Exercise task: Retype the data exactly, from its first line to the line containing "import seaborn as sns", including both, and skip any picture.

- - - -

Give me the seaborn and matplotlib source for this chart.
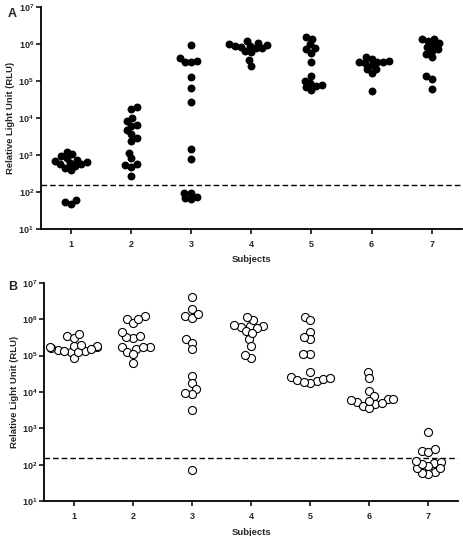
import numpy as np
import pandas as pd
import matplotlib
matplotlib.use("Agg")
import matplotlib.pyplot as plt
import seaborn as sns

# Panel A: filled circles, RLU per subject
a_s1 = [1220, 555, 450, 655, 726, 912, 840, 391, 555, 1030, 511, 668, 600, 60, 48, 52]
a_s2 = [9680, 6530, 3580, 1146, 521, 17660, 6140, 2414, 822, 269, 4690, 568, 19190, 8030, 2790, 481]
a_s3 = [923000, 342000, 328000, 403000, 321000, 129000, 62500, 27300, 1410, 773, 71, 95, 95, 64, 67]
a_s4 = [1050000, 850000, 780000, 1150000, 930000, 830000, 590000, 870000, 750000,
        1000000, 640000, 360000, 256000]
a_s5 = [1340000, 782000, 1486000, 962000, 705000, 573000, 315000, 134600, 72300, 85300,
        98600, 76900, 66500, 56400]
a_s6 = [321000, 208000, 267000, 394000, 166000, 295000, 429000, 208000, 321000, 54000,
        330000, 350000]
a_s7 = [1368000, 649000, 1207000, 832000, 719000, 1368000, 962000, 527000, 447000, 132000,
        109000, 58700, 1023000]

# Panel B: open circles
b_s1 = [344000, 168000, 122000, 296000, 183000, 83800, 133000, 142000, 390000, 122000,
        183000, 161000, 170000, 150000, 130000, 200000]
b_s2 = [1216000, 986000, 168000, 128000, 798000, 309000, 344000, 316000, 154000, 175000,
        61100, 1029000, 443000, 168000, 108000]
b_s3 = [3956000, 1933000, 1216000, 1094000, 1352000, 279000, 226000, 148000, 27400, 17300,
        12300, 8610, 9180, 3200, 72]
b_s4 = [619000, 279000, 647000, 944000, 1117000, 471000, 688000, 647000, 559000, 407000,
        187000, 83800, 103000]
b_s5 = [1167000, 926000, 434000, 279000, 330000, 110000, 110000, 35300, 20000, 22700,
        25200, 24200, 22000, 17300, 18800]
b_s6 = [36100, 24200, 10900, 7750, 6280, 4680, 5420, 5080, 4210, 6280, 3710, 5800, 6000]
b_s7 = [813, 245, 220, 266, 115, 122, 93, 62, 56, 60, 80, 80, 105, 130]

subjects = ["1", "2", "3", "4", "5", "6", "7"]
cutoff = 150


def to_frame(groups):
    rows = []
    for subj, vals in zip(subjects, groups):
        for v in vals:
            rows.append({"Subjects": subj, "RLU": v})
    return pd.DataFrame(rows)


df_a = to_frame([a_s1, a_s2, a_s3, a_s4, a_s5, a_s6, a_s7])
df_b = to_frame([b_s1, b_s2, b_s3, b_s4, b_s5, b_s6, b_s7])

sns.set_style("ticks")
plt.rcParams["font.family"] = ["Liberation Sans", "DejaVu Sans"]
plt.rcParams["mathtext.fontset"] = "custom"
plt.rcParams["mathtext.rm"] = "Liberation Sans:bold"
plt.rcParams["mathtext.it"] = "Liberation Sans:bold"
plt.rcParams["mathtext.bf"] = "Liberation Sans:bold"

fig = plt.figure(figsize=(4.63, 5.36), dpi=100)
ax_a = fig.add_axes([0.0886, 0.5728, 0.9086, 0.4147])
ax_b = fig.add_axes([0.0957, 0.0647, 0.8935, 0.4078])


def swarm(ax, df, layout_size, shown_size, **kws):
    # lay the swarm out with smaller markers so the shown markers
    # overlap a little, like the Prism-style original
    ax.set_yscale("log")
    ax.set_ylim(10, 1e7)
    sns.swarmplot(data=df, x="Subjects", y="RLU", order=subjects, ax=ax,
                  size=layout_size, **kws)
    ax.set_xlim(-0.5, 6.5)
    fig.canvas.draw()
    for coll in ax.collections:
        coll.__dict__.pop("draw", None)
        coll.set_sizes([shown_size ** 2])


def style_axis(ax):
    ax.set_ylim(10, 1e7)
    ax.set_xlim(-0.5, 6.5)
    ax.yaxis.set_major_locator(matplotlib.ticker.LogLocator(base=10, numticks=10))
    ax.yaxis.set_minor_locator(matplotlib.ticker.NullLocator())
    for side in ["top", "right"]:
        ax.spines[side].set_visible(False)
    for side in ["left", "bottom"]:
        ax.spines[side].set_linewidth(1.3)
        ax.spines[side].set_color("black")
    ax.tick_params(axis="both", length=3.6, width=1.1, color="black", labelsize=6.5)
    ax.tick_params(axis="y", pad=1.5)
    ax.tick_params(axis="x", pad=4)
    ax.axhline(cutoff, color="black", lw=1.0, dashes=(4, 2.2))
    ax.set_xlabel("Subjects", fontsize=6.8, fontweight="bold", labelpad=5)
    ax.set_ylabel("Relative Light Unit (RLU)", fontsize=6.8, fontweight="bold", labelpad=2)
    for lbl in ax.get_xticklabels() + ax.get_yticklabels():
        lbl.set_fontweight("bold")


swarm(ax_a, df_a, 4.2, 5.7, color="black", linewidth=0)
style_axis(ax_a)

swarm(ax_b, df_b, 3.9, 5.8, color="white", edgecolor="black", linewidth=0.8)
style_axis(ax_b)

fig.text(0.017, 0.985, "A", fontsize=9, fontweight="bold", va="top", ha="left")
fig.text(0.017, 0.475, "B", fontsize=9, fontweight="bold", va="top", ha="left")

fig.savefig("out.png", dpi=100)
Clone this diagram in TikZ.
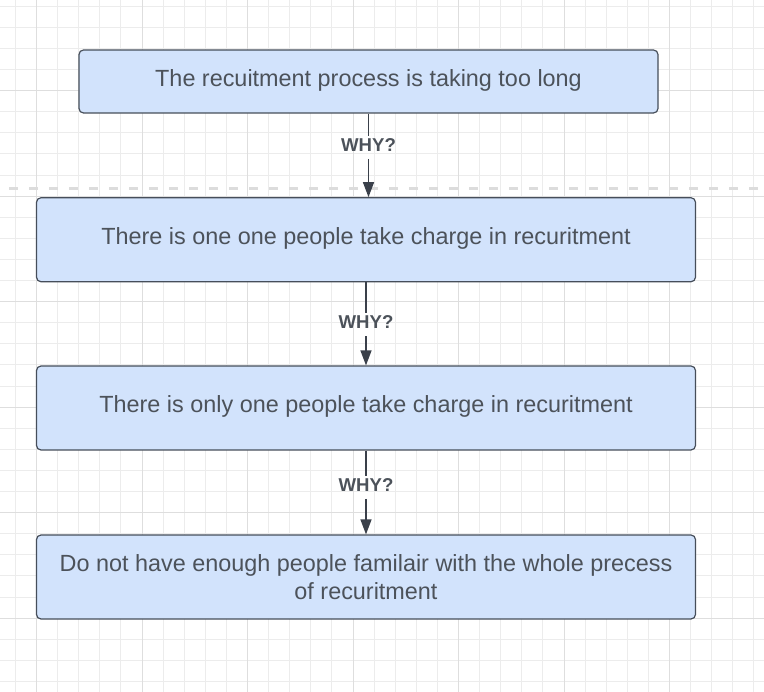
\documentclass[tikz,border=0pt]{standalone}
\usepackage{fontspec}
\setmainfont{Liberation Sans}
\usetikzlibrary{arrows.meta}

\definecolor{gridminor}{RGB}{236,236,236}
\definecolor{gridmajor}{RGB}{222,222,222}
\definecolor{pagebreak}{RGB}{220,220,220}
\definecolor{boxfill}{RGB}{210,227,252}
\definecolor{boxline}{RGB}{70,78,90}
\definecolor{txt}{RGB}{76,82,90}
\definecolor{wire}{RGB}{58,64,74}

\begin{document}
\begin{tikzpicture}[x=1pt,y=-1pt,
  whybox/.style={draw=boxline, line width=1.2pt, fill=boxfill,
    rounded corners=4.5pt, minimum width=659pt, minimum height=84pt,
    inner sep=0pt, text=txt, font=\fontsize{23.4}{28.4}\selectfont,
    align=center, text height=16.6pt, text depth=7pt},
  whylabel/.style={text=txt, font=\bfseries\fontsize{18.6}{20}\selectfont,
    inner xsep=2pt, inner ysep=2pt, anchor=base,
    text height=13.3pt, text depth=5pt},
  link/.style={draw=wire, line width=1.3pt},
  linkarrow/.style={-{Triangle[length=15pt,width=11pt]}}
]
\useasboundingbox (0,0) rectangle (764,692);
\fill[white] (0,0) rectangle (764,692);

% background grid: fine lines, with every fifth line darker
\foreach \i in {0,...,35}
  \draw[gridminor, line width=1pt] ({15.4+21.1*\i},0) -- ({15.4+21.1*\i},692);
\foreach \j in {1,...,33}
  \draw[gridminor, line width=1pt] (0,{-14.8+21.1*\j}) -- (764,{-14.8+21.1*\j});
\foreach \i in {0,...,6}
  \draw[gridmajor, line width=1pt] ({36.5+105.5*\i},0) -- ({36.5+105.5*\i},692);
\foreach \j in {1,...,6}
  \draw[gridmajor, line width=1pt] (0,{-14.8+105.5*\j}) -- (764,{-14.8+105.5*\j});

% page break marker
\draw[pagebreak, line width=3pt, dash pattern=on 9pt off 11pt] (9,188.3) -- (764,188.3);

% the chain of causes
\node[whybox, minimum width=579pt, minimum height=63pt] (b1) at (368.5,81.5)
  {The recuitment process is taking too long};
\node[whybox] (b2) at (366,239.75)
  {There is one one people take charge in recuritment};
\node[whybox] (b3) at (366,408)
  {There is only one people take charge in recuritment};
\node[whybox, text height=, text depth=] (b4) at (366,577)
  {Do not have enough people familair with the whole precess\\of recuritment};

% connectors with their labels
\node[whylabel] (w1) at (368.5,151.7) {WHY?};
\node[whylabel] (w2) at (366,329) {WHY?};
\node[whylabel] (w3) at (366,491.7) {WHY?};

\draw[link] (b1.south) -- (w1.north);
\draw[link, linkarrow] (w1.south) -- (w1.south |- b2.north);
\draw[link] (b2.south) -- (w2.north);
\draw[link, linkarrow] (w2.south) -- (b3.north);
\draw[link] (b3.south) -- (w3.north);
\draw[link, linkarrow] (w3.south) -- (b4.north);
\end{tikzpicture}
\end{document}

- - - -

Final result:
Give me the seaborn and matplotlib source for this chart.
import numpy as np
import pandas as pd
import matplotlib
matplotlib.use("Agg")
import matplotlib.pyplot as plt
import seaborn as sns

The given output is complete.